Are universities using therapy dogs in place of counselling?

Therapy dogs have been increasingly turning up at universities across the UK. With exams, coursework and dissertations, student stress is at an all-time high and student unions and societies are trying to help students relax. A cute, cuddly little animal has become the solution.

The logic of using a fluffy animal to make people happy is irrefutable, but many students are concerned with university priorities. Mental health has become an increasing problem for universities with one in four students experiencing some form of mental illness. 63% of students say that they feel stress that interferes with their day to day lives with a majority of it coming from university itself. Much like the NHS, university counselling services are stretched thin and are staffed at a quarter to a third of what is required. For every one full-time counsellor, there are 5000 students to be cared for. This isn’t good enough.
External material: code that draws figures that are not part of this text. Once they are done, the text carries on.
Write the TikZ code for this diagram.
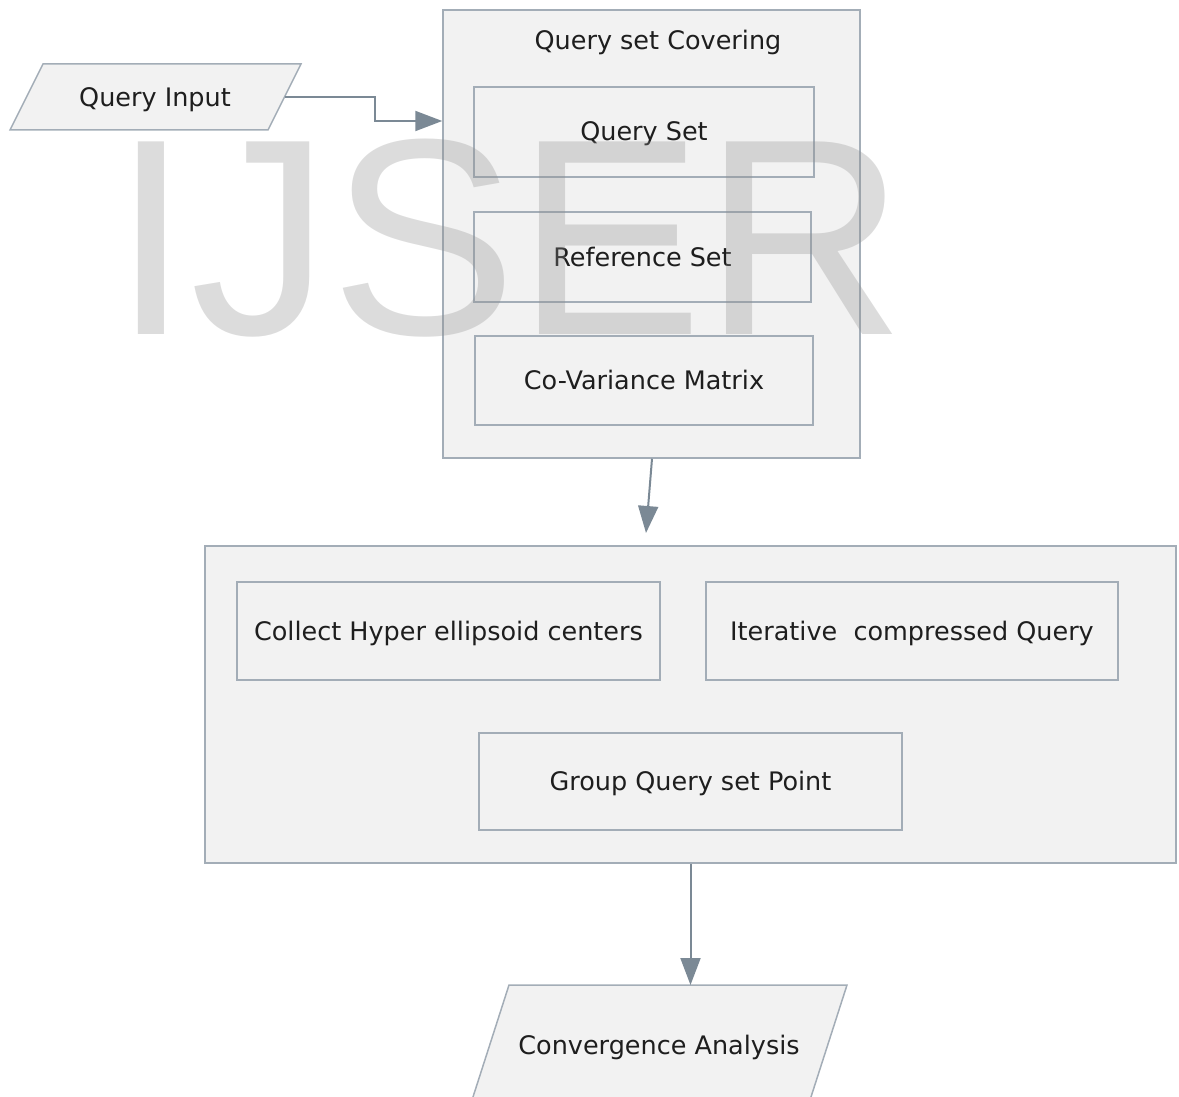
\documentclass[tikz,border=0pt]{standalone}
\usepackage{fontspec}
\setmainfont{DejaVu Sans}
\newfontfamily\wmfont{Liberation Sans}
\usetikzlibrary{arrows.meta,calc}
\definecolor{boxfill}{HTML}{F2F2F2}
\definecolor{boxline}{HTML}{A3ADB7}
\definecolor{arrowc}{HTML}{7B8995}
\definecolor{txt}{HTML}{1E1E1E}
\begin{document}
\begin{tikzpicture}[x=1pt,y=-1pt,
  txtstyle/.style={font=\fontsize{25.5}{30}\selectfont, text=txt, text height=24pt, text depth=6pt},
  container/.style={draw=boxline, fill=boxfill, line width=1.5pt, inner sep=0pt},
  inbox/.style={draw=boxline, fill=boxfill, line width=1.3pt, inner sep=0pt, txtstyle},
  para/.style={draw=boxline, fill=boxfill, line width=1.5pt},
  conn/.style={draw=arrowc, line width=2pt, -{Triangle[length=27pt,width=20pt]}}
]
\useasboundingbox (0,0) rectangle (1179,1097);
% Query Input
\draw[para] (43,64) -- (301,64) -- (268,130) -- (10,130) -- cycle;
\node[txtstyle] (qi) at (155,98) {Query Input};
\coordinate (qiE) at (284.5,97);
% Query set Covering container
\node[container, minimum width=417pt, minimum height=448pt] (cover) at (651.5,234) {};
\node[txtstyle] (covtitle) at (658,41) {Query set Covering};
\node[inbox, minimum width=340pt, minimum height=90pt] (qset) at (644,132) {Query Set};
\node[inbox, minimum width=337pt, minimum height=90pt] (rset) at (642.5,257) {Reference Set};
\node[inbox, minimum width=338pt, minimum height=89pt] (cov) at (644,380.5) {Co-Variance Matrix};
% process container
\node[container, minimum width=971pt, minimum height=317pt] (proc) at (690.5,704.5) {};
\node[inbox, minimum width=423pt, minimum height=98pt] (collect) at (448.5,631) {Collect Hyper ellipsoid centers};
\node[inbox, minimum width=412pt, minimum height=98pt] (iter) at (912,631) {Iterative\ \ compressed Query};
\node[inbox, minimum width=423pt, minimum height=97pt] (group) at (690.5,781.5) {Group Query set Point};
% Convergence Analysis
\draw[para] (509,985) -- (847,985) -- (806.8,1110) -- (468.8,1110) -- cycle;
\node[txtstyle] (conv) at (659,1045) {Convergence Analysis};
\coordinate (convTop) at (690.5,985);
% connectors
\coordinate (y121) at (0,121);
\coordinate (midEnd) at (646,533);
\draw[conn] (qiE) -- (375,97) -- (375,121) -- (cover.west |- y121);
\draw[conn] (cover.south -| 652,0) -- (midEnd);
\draw[conn] (proc.south) -- (convTop);
% watermark
\node[anchor=base, inner sep=0pt, text=black!45, opacity=0.3,
      font=\wmfont\fontsize{280}{300}\selectfont] (wm) at (509,334) {IJSER};
\end{tikzpicture}
\end{document}
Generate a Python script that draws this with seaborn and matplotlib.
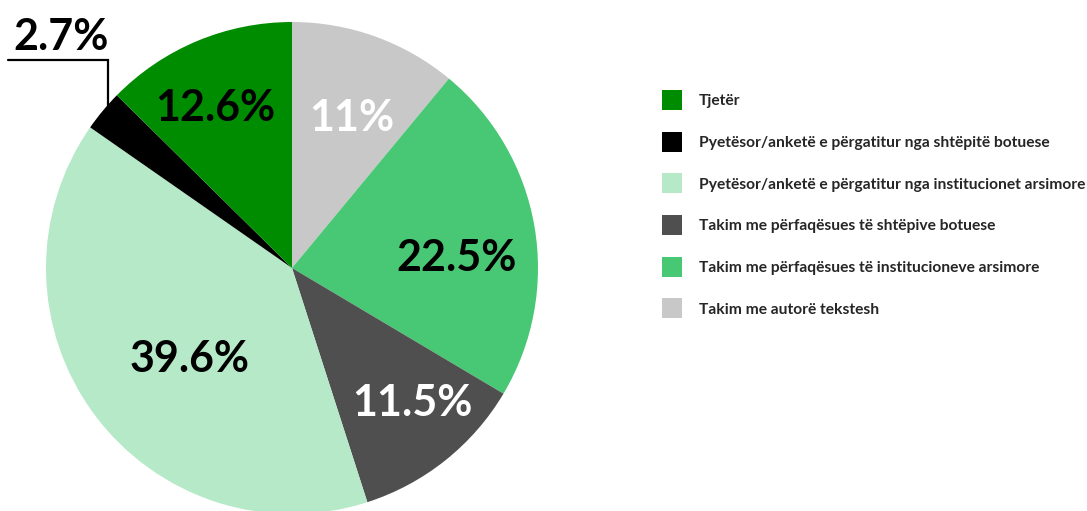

The idea and intention of therapy dogs is a good one. But we have to question whether the funding that goes into these animals could be used in a better way. However, the cost of the dogs is a tiny margin of what’s needed to help fund university counselling services.

There is also the question of those students who are either allergic to dogs, scared of them, or simply don’t like them. What help are they getting to relax?

Many students feel patronised by the idea and think that it reduces the importance of mental health. However, it’s important to note that these services do not pretend to be the solution to the crises many students face.

Some students think universities also need to consider their workloads and the pressure it puts on their students.

It’s not just a problem for UK students.

And some are angry at the idea that therapy dogs are needed at all.

More funding is essential to keep university counselling services going. The mental health care system in the UK is consistently struggling to help those who need it, and students are being increasingly affected by funding cuts to these services. Therapy dogs are a nice idea but are in no way a replacement for genuine mental health care.